For a state so allegedly if somewhat selectively obsessed with its rich history it is the things that are forgotten that occasionally still have the power to surprise us. I was talking a few years ago to a family friend, who had served in North Africa and Italy during the Second World War, he was shocked to discover that the Poles were excluded from the 1946 Allied victory parade in 1946.
The 4th June 2018 was the 72nd anniversary of the great victory parade, which was held in London to commemorate the victory over fascism. It was held on June 4th 1946 by the then Labour Government, who staged an elaborate victory parade in London.
Representatives from over 30 Allied nations gathered to celebrate the Allies collective victory over fascism. Some 134 different nationalities actually took part in the victory parade: Czechs, Dutch, Iranian, Sikh, Norwegian, Canadian, South African, Arab, Belgians and Australians and many others marched (or flew over) through the streets of London.
Absent were the Poles, who in probably one of the most despicable (even with the benefit of hindsight) gutless acts of any Westminster government, were excluded due to pressure from Stalin. The Poles, who had given so much for allied victory in almost every campaign and had done the ground work which broke the enigma codes, were perceived as a problem post war.

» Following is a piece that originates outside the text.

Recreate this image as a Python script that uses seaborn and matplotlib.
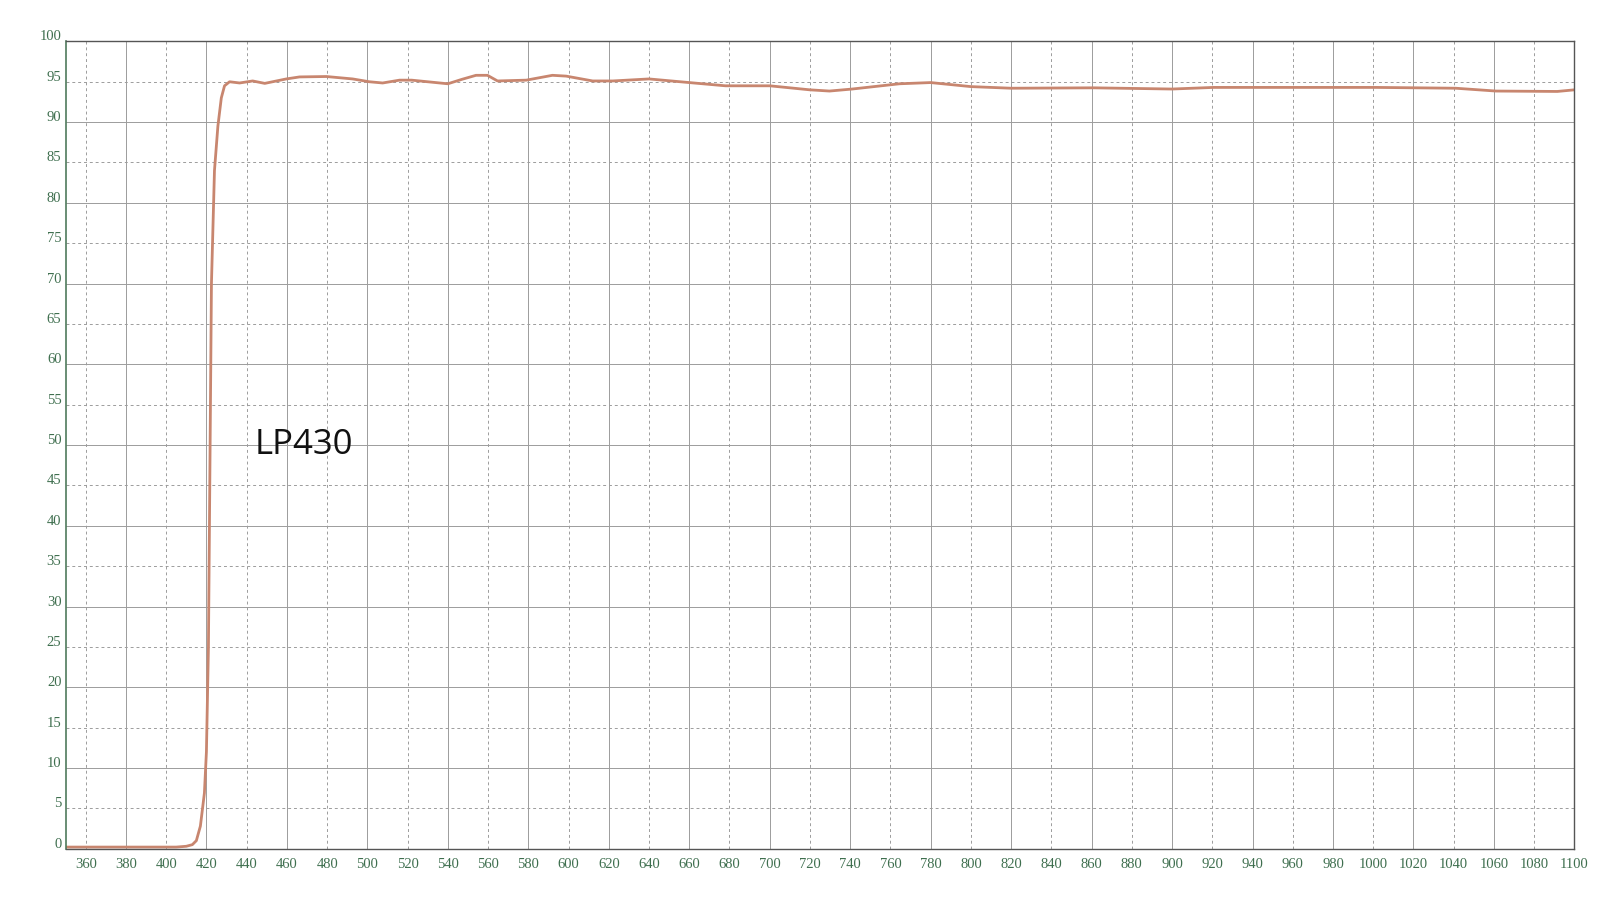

Attlee's government had previously pressured the Poles to return to Soviet occupied Poland, before reluctantly granting them asylum. They were specifically and perhaps deliberately excluded - perhaps due to a combination for pressure from and a fear of offending Stalin.
To their credit, the RAF, had consistently refused to harass the Poles to return to Soviet dominated Poland from the start, and they gave the Polish airman who had fought so valiantly in the Battle of Britain in 1940 the option to fly but they chose not to fly in the aerial victory parade in an act of solidarity with their excluded comrades on the ground.